Repeat every record exactly, but keep images out of the copy.

Task material:
──────────────────────────────

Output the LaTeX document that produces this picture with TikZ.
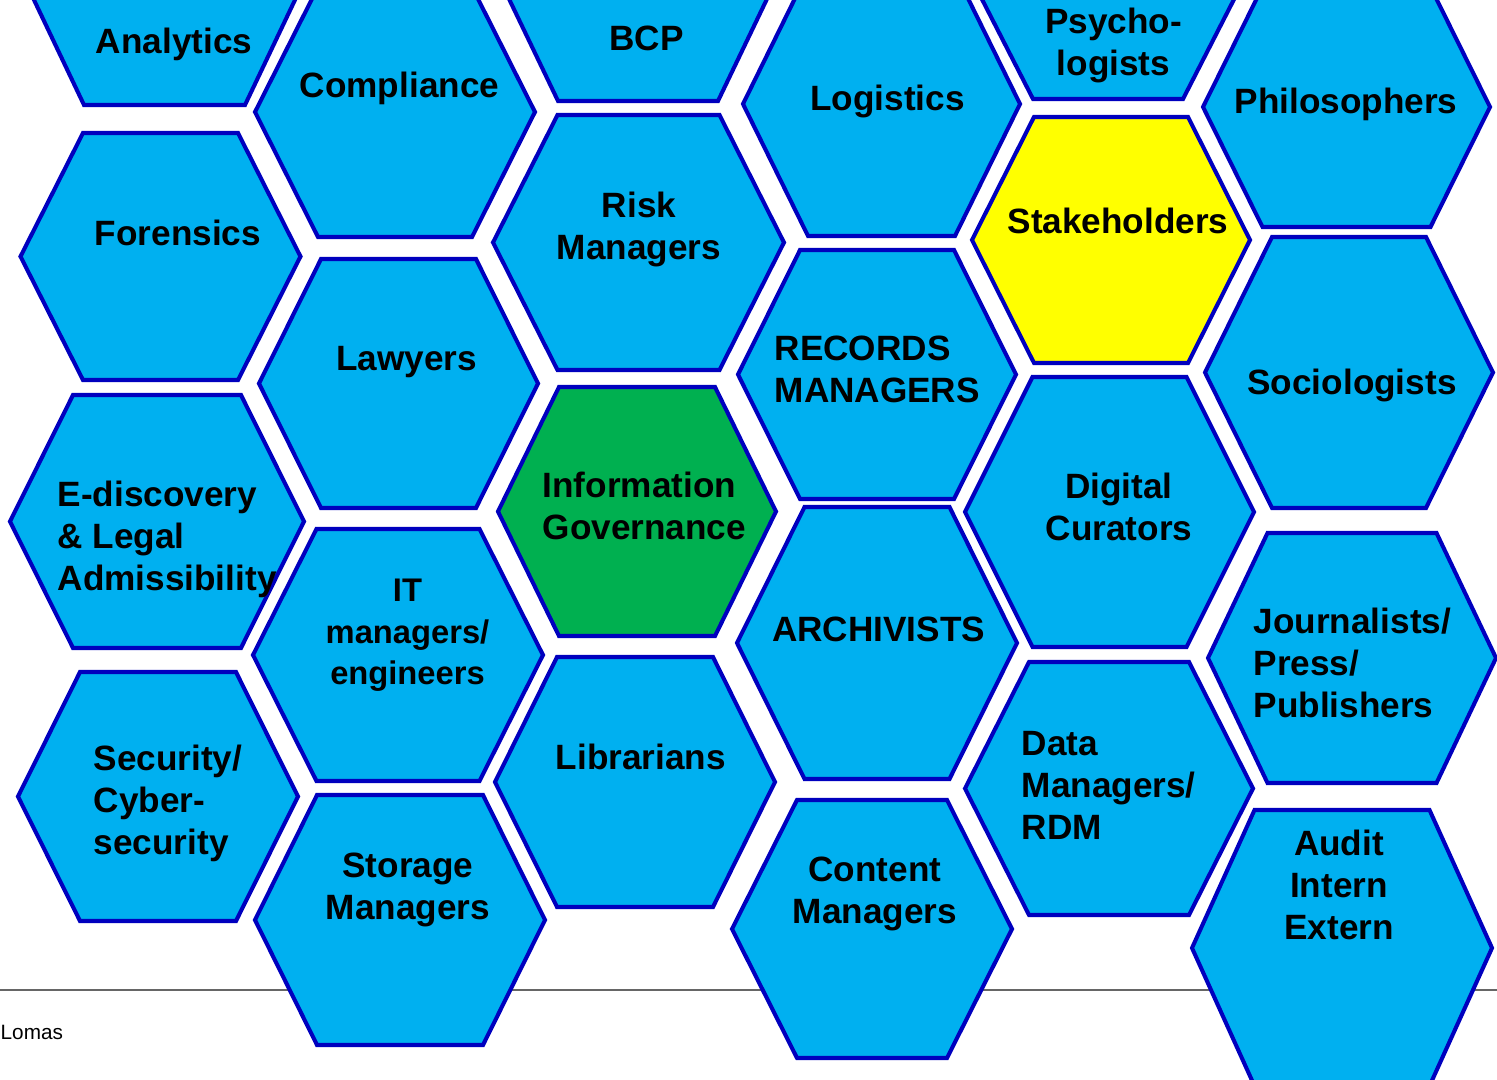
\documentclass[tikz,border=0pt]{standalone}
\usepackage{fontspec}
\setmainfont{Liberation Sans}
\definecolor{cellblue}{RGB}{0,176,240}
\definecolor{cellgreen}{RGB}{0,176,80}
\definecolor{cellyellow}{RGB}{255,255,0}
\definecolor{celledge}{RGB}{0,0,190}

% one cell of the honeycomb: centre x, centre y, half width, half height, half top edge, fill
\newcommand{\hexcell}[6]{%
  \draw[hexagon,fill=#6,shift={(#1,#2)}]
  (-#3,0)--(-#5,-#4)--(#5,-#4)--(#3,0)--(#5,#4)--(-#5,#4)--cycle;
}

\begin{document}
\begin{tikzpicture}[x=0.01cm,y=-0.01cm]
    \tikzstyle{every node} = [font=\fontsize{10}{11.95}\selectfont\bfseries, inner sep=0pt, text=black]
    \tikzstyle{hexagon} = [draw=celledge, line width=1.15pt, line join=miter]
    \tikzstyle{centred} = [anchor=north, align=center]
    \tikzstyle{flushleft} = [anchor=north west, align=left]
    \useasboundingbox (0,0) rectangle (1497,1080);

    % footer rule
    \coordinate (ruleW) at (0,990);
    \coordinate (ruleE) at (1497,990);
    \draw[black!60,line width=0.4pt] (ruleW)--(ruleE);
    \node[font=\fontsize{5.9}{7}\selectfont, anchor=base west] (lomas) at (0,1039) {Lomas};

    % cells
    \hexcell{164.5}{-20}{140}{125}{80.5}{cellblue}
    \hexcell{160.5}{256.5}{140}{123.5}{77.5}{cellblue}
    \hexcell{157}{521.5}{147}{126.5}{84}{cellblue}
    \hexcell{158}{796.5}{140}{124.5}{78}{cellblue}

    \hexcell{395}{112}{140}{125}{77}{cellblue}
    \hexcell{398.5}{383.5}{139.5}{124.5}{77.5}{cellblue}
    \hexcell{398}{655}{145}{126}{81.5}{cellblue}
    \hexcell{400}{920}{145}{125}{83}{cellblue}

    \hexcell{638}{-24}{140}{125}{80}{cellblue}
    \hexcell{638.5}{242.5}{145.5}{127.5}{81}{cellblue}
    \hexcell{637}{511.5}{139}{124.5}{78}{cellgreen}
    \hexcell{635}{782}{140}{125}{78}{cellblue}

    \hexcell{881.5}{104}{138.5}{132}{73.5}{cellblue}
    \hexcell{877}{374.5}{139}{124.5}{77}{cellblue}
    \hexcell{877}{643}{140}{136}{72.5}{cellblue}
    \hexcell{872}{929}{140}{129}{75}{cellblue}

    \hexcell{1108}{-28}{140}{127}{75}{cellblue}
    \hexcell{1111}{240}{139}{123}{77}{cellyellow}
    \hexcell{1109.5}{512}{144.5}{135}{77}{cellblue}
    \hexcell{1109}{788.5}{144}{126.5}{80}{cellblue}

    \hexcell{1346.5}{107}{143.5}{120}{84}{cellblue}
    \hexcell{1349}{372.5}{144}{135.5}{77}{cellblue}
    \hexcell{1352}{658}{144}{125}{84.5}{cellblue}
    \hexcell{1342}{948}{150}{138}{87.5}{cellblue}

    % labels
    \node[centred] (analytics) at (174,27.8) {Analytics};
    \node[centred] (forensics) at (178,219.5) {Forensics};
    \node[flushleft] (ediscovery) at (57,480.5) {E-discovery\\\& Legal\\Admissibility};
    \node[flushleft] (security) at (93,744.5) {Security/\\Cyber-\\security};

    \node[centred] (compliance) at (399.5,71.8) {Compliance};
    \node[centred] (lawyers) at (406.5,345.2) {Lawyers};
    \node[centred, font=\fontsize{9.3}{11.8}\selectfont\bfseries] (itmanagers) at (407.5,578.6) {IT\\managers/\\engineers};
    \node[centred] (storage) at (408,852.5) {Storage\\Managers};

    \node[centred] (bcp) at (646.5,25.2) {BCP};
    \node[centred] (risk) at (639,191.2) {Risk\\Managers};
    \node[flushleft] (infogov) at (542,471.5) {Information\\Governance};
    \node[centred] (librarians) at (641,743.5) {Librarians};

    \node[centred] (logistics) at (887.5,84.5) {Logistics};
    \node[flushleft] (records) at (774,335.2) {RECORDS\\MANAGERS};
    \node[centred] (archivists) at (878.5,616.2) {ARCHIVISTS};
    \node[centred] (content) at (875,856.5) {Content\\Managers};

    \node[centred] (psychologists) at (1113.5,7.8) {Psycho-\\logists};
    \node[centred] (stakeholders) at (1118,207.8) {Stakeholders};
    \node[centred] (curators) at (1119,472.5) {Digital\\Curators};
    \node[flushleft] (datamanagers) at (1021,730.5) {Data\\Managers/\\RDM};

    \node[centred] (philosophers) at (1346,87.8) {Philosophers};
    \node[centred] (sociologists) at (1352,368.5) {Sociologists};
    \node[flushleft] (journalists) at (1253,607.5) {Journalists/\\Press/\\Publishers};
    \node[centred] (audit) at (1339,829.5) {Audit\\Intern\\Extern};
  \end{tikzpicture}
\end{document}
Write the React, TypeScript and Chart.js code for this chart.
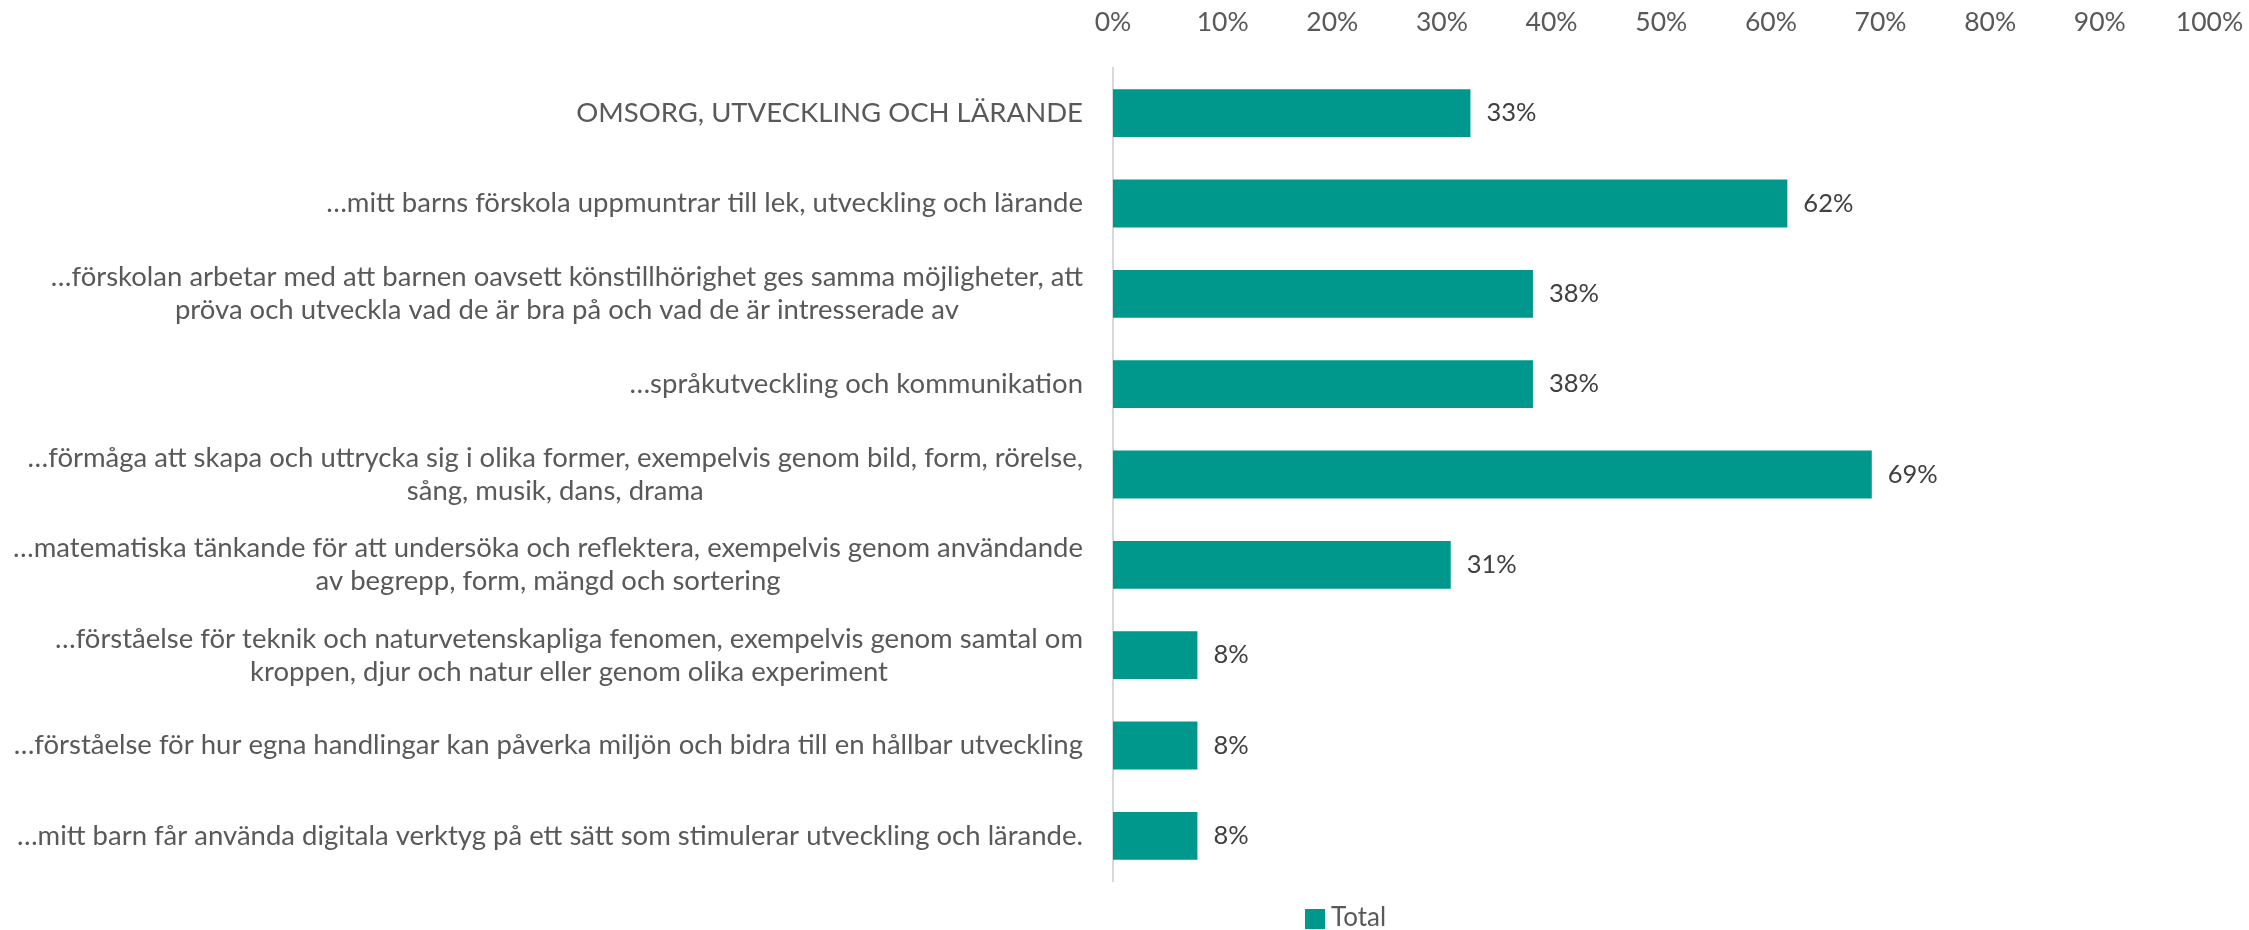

──────────────────────────────

Solution for this problem:
Output the LaTeX document that produces this picture with TikZ.
\documentclass[tikz,border=0pt]{standalone}
\usepackage{fontspec}
\setmainfont{Liberation Sans}
\definecolor{cellblue}{RGB}{0,176,240}
\definecolor{cellgreen}{RGB}{0,176,80}
\definecolor{cellyellow}{RGB}{255,255,0}
\definecolor{celledge}{RGB}{0,0,190}

% one cell of the honeycomb: centre x, centre y, half width, half height, half top edge, fill
\newcommand{\hexcell}[6]{%
  \draw[hexagon,fill=#6,shift={(#1,#2)}]
  (-#3,0)--(-#5,-#4)--(#5,-#4)--(#3,0)--(#5,#4)--(-#5,#4)--cycle;
}

\begin{document}
\begin{tikzpicture}[x=0.01cm,y=-0.01cm]
    \tikzstyle{every node} = [font=\fontsize{10}{11.95}\selectfont\bfseries, inner sep=0pt, text=black]
    \tikzstyle{hexagon} = [draw=celledge, line width=1.15pt, line join=miter]
    \tikzstyle{centred} = [anchor=north, align=center]
    \tikzstyle{flushleft} = [anchor=north west, align=left]
    \useasboundingbox (0,0) rectangle (1497,1080);

    % footer rule
    \coordinate (ruleW) at (0,990);
    \coordinate (ruleE) at (1497,990);
    \draw[black!60,line width=0.4pt] (ruleW)--(ruleE);
    \node[font=\fontsize{5.9}{7}\selectfont, anchor=base west] (lomas) at (0,1039) {Lomas};

    % cells
    \hexcell{164.5}{-20}{140}{125}{80.5}{cellblue}
    \hexcell{160.5}{256.5}{140}{123.5}{77.5}{cellblue}
    \hexcell{157}{521.5}{147}{126.5}{84}{cellblue}
    \hexcell{158}{796.5}{140}{124.5}{78}{cellblue}

    \hexcell{395}{112}{140}{125}{77}{cellblue}
    \hexcell{398.5}{383.5}{139.5}{124.5}{77.5}{cellblue}
    \hexcell{398}{655}{145}{126}{81.5}{cellblue}
    \hexcell{400}{920}{145}{125}{83}{cellblue}

    \hexcell{638}{-24}{140}{125}{80}{cellblue}
    \hexcell{638.5}{242.5}{145.5}{127.5}{81}{cellblue}
    \hexcell{637}{511.5}{139}{124.5}{78}{cellgreen}
    \hexcell{635}{782}{140}{125}{78}{cellblue}

    \hexcell{881.5}{104}{138.5}{132}{73.5}{cellblue}
    \hexcell{877}{374.5}{139}{124.5}{77}{cellblue}
    \hexcell{877}{643}{140}{136}{72.5}{cellblue}
    \hexcell{872}{929}{140}{129}{75}{cellblue}

    \hexcell{1108}{-28}{140}{127}{75}{cellblue}
    \hexcell{1111}{240}{139}{123}{77}{cellyellow}
    \hexcell{1109.5}{512}{144.5}{135}{77}{cellblue}
    \hexcell{1109}{788.5}{144}{126.5}{80}{cellblue}

    \hexcell{1346.5}{107}{143.5}{120}{84}{cellblue}
    \hexcell{1349}{372.5}{144}{135.5}{77}{cellblue}
    \hexcell{1352}{658}{144}{125}{84.5}{cellblue}
    \hexcell{1342}{948}{150}{138}{87.5}{cellblue}

    % labels
    \node[centred] (analytics) at (174,27.8) {Analytics};
    \node[centred] (forensics) at (178,219.5) {Forensics};
    \node[flushleft] (ediscovery) at (57,480.5) {E-discovery\\\& Legal\\Admissibility};
    \node[flushleft] (security) at (93,744.5) {Security/\\Cyber-\\security};

    \node[centred] (compliance) at (399.5,71.8) {Compliance};
    \node[centred] (lawyers) at (406.5,345.2) {Lawyers};
    \node[centred, font=\fontsize{9.3}{11.8}\selectfont\bfseries] (itmanagers) at (407.5,578.6) {IT\\managers/\\engineers};
    \node[centred] (storage) at (408,852.5) {Storage\\Managers};

    \node[centred] (bcp) at (646.5,25.2) {BCP};
    \node[centred] (risk) at (639,191.2) {Risk\\Managers};
    \node[flushleft] (infogov) at (542,471.5) {Information\\Governance};
    \node[centred] (librarians) at (641,743.5) {Librarians};

    \node[centred] (logistics) at (887.5,84.5) {Logistics};
    \node[flushleft] (records) at (774,335.2) {RECORDS\\MANAGERS};
    \node[centred] (archivists) at (878.5,616.2) {ARCHIVISTS};
    \node[centred] (content) at (875,856.5) {Content\\Managers};

    \node[centred] (psychologists) at (1113.5,7.8) {Psycho-\\logists};
    \node[centred] (stakeholders) at (1118,207.8) {Stakeholders};
    \node[centred] (curators) at (1119,472.5) {Digital\\Curators};
    \node[flushleft] (datamanagers) at (1021,730.5) {Data\\Managers/\\RDM};

    \node[centred] (philosophers) at (1346,87.8) {Philosophers};
    \node[centred] (sociologists) at (1352,368.5) {Sociologists};
    \node[flushleft] (journalists) at (1253,607.5) {Journalists/\\Press/\\Publishers};
    \node[centred] (audit) at (1339,829.5) {Audit\\Intern\\Extern};
  \end{tikzpicture}
\end{document}
Write the React, TypeScript and Chart.js code for this chart.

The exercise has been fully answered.